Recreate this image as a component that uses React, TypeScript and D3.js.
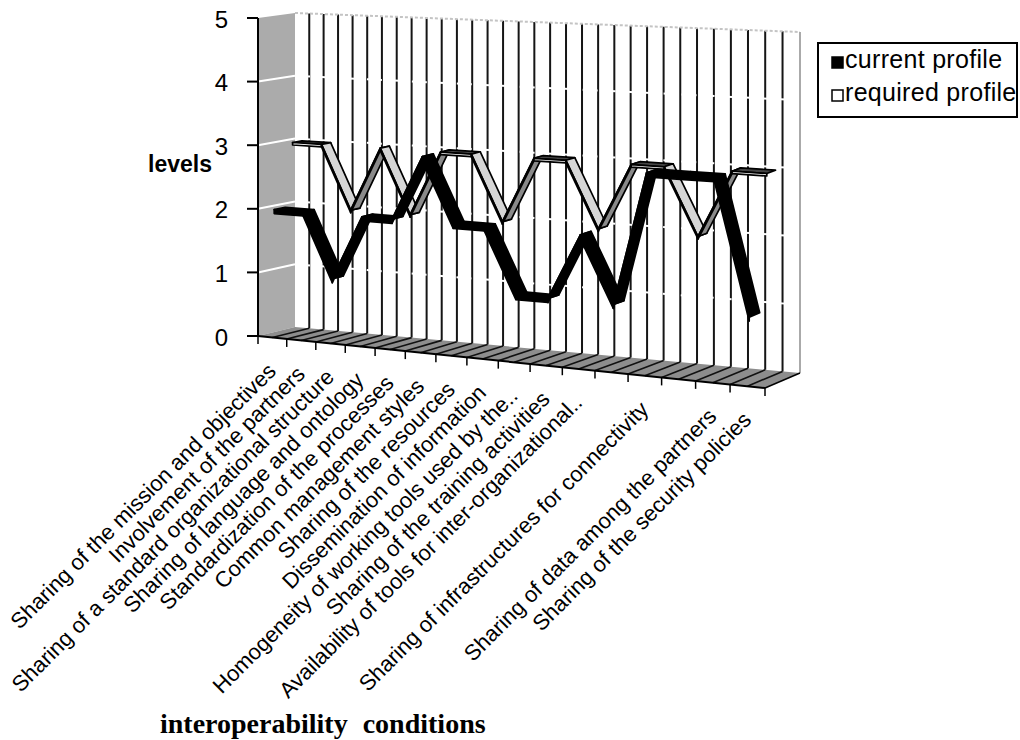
import * as d3 from "d3";
import React from "react";

// categories (two slots carry no visible label in the original)
const categories = [
  "Sharing of the mission and objectives",
  "Involvement of the partners",
  "Sharing of a standard organizational structure",
  "Sharing of language and ontology",
  "Standardization of the processes",
  "Common management styles",
  "Sharing of the resources",
  "Dissemination of information",
  "Homogeneity of working tools used by the..",
  "Sharing of the training activities",
  "Availability of tools for inter-organizational..",
  "",
  "Sharing of infrastructures for connectivity",
  "",
  "Sharing of data among the partners",
  "Sharing of the security policies",
];
const currentProfile = [2, 2, 1, 2, 2, 3, 2, 2, 1, 1, 2, 1, 3, 3, 3, 1];
const requiredProfile = [3, 3, 2, 3, 2, 3, 3, 2, 3, 3, 2, 3, 3, 2, 3, 3];
const levelTicks = [0, 1, 2, 3, 4, 5];
const seriesNames = ["current profile", "required profile"];

// box corners on screen (front / back plane)
const FRONT = { lb: [258, 336], lt: [258, 18], rb: [765, 388], rt: [765, 45] };
const BACK = { lb: [295, 327], lt: [295, 13], rb: [800, 373], rt: [800, 32] };

const n = categories.length;
const catScale = d3.scaleLinear().domain([0, n]).range([0, 1]);
const valScale = d3.scaleLinear().domain([0, 5]).range([0, 1]);
const persp = (u: number) => u / (u + 1.11 * (1 - u));

const lerp = (a: number[], b: number[], s: number) => [a[0] + (b[0] - a[0]) * s, a[1] + (b[1] - a[1]) * s];

// t = category position, v = level, d = depth 0 (front) .. 1 (back wall)
function P(t: number, v: number, d: number) {
  const g = persp(catScale(t));
  const fb = lerp(FRONT.lb, FRONT.rb, g);
  const ft = lerp(FRONT.lt, FRONT.rt, g);
  const bb = lerp(BACK.lb, BACK.rb, g);
  const bt = lerp(BACK.lt, BACK.rt, g);
  const bot = lerp(fb, bb, d);
  const top = lerp(ft, bt, d);
  return lerp(bot, top, valScale(v));
}

const poly = (pts: number[][]) => "M" + pts.map((p) => p[0].toFixed(1) + "," + p[1].toFixed(1)).join("L") + "Z";

function Ribbon({ values, d0, d1, h, dark }: { values: number[]; d0: number; d1: number; h: number; dark: boolean }) {
  const tops: React.ReactNode[] = [];
  const fronts: React.ReactNode[] = [];
  for (let i = 0; i < values.length - 1; i++) {
    const a = i + 0.5, b = i + 1.5;
    const va = values[i], vb = values[i + 1];
    const a0 = P(a, va, d0), b0 = P(b, vb, d0), b1 = P(b, vb, d1), a1 = P(a, va, d1);
    let topFill = "#000";
    if (!dark) topFill = vb < va ? "#d6d6d6" : vb > va ? "#8a8a8a" : "#444";
    tops.push(<path key={"t" + i} d={poly([a0, b0, b1, a1])} fill={topFill} stroke="#000" strokeWidth={1.7} strokeLinejoin="round" />);
    const a2 = [a0[0], a0[1] + h], b2 = [b0[0], b0[1] + h];
    fronts.push(<path key={"f" + i} d={poly([a0, b0, b2, a2])} fill={dark ? "#000" : "#fff"} stroke="#000" strokeWidth={1.7} strokeLinejoin="round" />);
  }
  return (
    <g>
      {tops}
      {fronts}
    </g>
  );
}

export default function App() {
  const gridT = d3.range(0.5, n, 0.5);
  const tickT = d3.range(0, n + 1);
  const font = "'Liberation Sans', Arial, sans-serif";

  return (
    <svg width={1020} height={740} style={{ position: "absolute", left: 0, top: 0, background: "#fff" }}>
      {/* left side wall */}
      <path d={poly([P(0, 0, 0), P(0, 5, 0), P(0, 5, 1), P(0, 0, 1)])} fill="#ababab" />
      {levelTicks.slice(1, 5).map((v) => {
        const p = P(0, v, 0), q = P(0, v, 1);
        return <line key={"sw" + v} x1={p[0]} y1={p[1]} x2={q[0]} y2={q[1]} stroke="#fff" strokeWidth={2} />;
      })}

      {/* floor */}
      <path d={poly([P(0, 0, 0), P(n, 0, 0), P(n, 0, 1), P(0, 0, 1)])} fill="#8d8d8d" />
      {gridT.map((t) => {
        const p = P(t, 0, 0), q = P(t, 0, 1);
        return <line key={"fl" + t} x1={p[0]} y1={p[1]} x2={q[0]} y2={q[1]} stroke="#111" strokeWidth={1.6} />;
      })}

      {/* back wall gridlines */}
      {gridT.map((t) => {
        const p = P(t, 0, 1), q = P(t, 5, 1);
        return <line key={"bw" + t} x1={p[0]} y1={p[1]} x2={q[0]} y2={q[1]} stroke="#151515" strokeWidth={2} />;
      })}
      {levelTicks.slice(1, 5).map((v) => {
        const p = P(0, v, 1), q = P(n, v, 1);
        return <line key={"hw" + v} x1={p[0]} y1={p[1]} x2={q[0]} y2={q[1]} stroke="#fff" strokeWidth={2} strokeDasharray="6,3" />;
      })}
      {(() => {
        const a = P(0, 5, 1), b = P(n, 5, 1), c = P(n, 0, 1);
        return (
          <g>
            <line x1={a[0]} y1={a[1]} x2={b[0]} y2={b[1]} stroke="#c4c4c4" strokeWidth={2} strokeDasharray="3,2" />
            <line x1={b[0]} y1={b[1]} x2={c[0]} y2={c[1]} stroke="#aaa" strokeWidth={2} />
          </g>
        );
      })()}

      {/* series: required behind, current in front */}
      <Ribbon values={requiredProfile} d0={0.55} d1={0.8} h={2.5} dark={false} />
      <Ribbon values={currentProfile} d0={0.05} d1={0.35} h={4} dark={true} />

      {/* front edge, ticks, value axis */}
      {(() => {
        const a = P(0, 0, 0), b = P(n, 0, 0), c = P(n, 0, 1), top = P(0, 5, 0);
        return (
          <g>
            <line x1={a[0]} y1={a[1]} x2={b[0]} y2={b[1]} stroke="#000" strokeWidth={2} />
            <line x1={b[0]} y1={b[1]} x2={c[0]} y2={c[1]} stroke="#000" strokeWidth={1.5} />
            <line x1={a[0]} y1={a[1]} x2={top[0]} y2={top[1]} stroke="#000" strokeWidth={2} />
          </g>
        );
      })()}
      {tickT.map((t) => {
        const p = P(t, 0, 0);
        return <line key={"tk" + t} x1={p[0]} y1={p[1]} x2={p[0]} y2={p[1] + 8} stroke="#000" strokeWidth={1.5} />;
      })}
      {levelTicks.map((v) => {
        const p = P(0, v, 0);
        return (
          <g key={"lv" + v}>
            <line x1={p[0] - 11} y1={p[1]} x2={p[0]} y2={p[1]} stroke="#000" strokeWidth={2} />
            <text x={p[0] - 30} y={p[1] + 9.5} textAnchor="end" fontFamily={font} fontSize={24} fill="#000">
              {v}
            </text>
          </g>
        );
      })}
      <text x={212} y={172} textAnchor="end" fontFamily={font} fontWeight="bold" fontSize={23} fill="#000">
        levels
      </text>

      {/* category labels */}
      {categories.map((c, i) => {
        if (!c) return null;
        const p = P(i + 0.5, 0, 0);
        const x = p[0] + 5, y = p[1] + 35;
        return (
          <text key={"cl" + i} x={x} y={y} transform={`rotate(-45 ${x} ${y})`} textAnchor="end" fontFamily={font} fontSize={22} fill="#000">
            {c}
          </text>
        );
      })}

      <text x={160} y={733} fontFamily="'Liberation Serif', 'Times New Roman', serif" fontWeight="bold" fontSize={28} wordSpacing={8} fill="#000">
        interoperability conditions
      </text>

      {/* legend */}
      <rect x={818} y={43} width={199} height={74} fill="#fff" stroke="#000" strokeWidth={2} />
      {seriesNames.map((s, i) => (
        <g key={s}>
          <rect x={832} y={57 + i * 33} width={11} height={11} fill={i === 0 ? "#000" : "#fff"} stroke="#000" strokeWidth={1.5} />
          <text x={845} y={68 + i * 33} fontFamily={font} fontSize={25} letterSpacing={0.3} fill="#000">
            {s}
          </text>
        </g>
      ))}
    </svg>
  );
}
========================================
Leave the pictures out and reproduce exactly the lines from the top of the listing above through the line with "import React from".

Recreate this image as a component that uses React, TypeScript and D3.js.
import * as d3 from "d3";
import React from "react";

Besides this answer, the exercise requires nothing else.